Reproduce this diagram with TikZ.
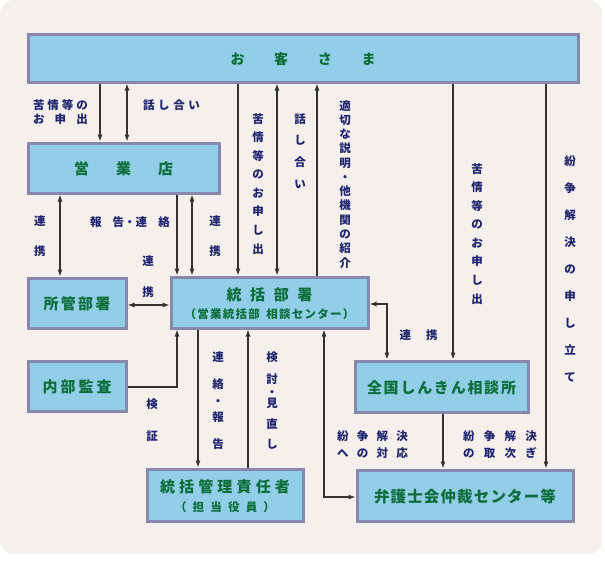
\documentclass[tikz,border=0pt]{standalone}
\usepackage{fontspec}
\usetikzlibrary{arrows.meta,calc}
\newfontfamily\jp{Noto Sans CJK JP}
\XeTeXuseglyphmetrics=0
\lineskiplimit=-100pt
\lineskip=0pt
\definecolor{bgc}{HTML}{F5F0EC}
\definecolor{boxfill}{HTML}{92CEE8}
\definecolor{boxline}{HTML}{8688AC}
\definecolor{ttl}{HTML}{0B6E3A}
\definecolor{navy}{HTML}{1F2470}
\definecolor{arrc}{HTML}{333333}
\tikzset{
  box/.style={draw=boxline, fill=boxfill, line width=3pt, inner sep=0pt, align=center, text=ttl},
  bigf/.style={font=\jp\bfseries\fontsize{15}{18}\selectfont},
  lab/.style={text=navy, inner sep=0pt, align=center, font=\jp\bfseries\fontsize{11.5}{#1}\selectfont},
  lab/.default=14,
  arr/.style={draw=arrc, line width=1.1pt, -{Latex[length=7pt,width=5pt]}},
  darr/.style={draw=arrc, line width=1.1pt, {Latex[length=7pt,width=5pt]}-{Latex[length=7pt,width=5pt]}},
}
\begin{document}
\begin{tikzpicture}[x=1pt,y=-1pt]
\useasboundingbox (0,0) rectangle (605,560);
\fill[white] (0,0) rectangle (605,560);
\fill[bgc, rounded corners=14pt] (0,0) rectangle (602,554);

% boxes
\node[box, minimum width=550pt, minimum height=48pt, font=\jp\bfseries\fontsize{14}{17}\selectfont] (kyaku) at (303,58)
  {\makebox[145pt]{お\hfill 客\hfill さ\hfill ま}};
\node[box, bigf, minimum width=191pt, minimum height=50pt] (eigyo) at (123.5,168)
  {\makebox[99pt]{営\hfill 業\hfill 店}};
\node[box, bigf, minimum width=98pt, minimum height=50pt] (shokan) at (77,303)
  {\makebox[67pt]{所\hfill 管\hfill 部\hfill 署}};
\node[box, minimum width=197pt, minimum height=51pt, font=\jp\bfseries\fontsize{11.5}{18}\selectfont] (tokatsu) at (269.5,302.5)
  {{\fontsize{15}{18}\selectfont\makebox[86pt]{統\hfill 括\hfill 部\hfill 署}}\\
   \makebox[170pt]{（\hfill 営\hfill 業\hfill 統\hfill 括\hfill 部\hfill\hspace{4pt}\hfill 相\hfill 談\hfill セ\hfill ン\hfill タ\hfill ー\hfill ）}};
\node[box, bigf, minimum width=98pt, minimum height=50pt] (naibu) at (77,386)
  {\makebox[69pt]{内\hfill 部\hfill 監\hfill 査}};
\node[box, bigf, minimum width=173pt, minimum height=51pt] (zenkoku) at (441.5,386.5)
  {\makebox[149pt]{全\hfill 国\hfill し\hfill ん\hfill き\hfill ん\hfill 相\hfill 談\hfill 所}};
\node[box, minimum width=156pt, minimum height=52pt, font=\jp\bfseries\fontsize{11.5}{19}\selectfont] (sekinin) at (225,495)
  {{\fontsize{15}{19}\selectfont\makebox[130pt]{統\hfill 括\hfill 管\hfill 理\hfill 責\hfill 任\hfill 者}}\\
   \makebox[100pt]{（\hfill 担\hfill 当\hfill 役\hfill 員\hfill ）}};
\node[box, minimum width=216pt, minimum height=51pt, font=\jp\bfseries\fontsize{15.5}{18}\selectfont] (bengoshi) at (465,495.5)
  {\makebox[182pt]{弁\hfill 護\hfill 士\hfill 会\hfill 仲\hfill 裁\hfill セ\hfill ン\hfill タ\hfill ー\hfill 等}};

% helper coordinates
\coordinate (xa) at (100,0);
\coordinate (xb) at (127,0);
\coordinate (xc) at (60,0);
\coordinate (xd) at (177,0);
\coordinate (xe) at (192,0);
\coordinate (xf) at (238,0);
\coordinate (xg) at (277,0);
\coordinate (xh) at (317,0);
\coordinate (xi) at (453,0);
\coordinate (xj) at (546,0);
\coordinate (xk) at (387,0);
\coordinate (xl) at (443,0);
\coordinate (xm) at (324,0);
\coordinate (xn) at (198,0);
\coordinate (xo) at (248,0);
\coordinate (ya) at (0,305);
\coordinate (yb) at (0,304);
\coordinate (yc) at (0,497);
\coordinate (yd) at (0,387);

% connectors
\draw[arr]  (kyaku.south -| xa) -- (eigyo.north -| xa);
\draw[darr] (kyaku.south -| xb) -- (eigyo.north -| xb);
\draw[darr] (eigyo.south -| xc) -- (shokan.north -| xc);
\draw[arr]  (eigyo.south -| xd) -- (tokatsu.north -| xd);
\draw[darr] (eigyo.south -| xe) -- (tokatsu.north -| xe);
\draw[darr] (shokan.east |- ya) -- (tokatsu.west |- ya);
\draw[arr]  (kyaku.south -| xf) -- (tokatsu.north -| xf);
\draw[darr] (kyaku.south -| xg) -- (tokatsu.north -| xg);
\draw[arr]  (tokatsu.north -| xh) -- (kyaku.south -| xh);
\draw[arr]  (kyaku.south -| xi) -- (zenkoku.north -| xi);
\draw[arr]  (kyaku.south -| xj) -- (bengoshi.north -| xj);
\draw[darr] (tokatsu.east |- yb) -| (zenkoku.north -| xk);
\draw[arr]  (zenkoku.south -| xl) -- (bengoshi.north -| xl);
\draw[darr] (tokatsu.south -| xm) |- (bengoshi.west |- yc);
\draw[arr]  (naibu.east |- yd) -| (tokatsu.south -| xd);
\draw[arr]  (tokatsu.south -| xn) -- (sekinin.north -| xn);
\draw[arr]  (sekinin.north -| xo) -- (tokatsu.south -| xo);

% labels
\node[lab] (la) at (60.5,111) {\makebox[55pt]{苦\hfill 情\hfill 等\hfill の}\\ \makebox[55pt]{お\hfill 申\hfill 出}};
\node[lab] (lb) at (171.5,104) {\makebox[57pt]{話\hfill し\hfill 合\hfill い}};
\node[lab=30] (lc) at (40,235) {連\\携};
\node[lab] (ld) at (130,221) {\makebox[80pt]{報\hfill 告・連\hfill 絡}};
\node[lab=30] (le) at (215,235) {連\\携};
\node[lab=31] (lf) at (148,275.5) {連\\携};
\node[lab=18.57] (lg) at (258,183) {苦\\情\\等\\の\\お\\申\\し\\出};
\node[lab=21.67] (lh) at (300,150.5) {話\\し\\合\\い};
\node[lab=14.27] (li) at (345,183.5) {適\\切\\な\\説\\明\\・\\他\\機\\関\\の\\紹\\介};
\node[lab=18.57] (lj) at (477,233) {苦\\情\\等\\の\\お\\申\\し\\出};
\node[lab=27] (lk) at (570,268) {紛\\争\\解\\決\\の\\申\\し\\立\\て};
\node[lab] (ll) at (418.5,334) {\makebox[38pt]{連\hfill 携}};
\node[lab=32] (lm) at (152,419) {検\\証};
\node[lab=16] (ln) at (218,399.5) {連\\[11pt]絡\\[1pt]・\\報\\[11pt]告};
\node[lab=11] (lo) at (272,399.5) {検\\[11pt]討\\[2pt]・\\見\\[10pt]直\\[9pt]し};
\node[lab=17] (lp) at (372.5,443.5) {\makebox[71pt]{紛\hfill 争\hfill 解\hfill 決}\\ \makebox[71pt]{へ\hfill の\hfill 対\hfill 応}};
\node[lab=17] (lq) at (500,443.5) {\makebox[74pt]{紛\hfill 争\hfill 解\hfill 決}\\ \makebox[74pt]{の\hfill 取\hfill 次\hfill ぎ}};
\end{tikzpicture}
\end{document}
########################################
**WHAT IS BEING ASKED:**
Reproduce only the lines from the beginning of the data through the line that contains "(0,0) rectangle (602,554);", both included, and please drop the pictures.

**SOLUTION:**
Reproduce this diagram with TikZ.
\documentclass[tikz,border=0pt]{standalone}
\usepackage{fontspec}
\usetikzlibrary{arrows.meta,calc}
\newfontfamily\jp{Noto Sans CJK JP}
\XeTeXuseglyphmetrics=0
\lineskiplimit=-100pt
\lineskip=0pt
\definecolor{bgc}{HTML}{F5F0EC}
\definecolor{boxfill}{HTML}{92CEE8}
\definecolor{boxline}{HTML}{8688AC}
\definecolor{ttl}{HTML}{0B6E3A}
\definecolor{navy}{HTML}{1F2470}
\definecolor{arrc}{HTML}{333333}
\tikzset{
  box/.style={draw=boxline, fill=boxfill, line width=3pt, inner sep=0pt, align=center, text=ttl},
  bigf/.style={font=\jp\bfseries\fontsize{15}{18}\selectfont},
  lab/.style={text=navy, inner sep=0pt, align=center, font=\jp\bfseries\fontsize{11.5}{#1}\selectfont},
  lab/.default=14,
  arr/.style={draw=arrc, line width=1.1pt, -{Latex[length=7pt,width=5pt]}},
  darr/.style={draw=arrc, line width=1.1pt, {Latex[length=7pt,width=5pt]}-{Latex[length=7pt,width=5pt]}},
}
\begin{document}
\begin{tikzpicture}[x=1pt,y=-1pt]
\useasboundingbox (0,0) rectangle (605,560);
\fill[white] (0,0) rectangle (605,560);
\fill[bgc, rounded corners=14pt] (0,0) rectangle (602,554);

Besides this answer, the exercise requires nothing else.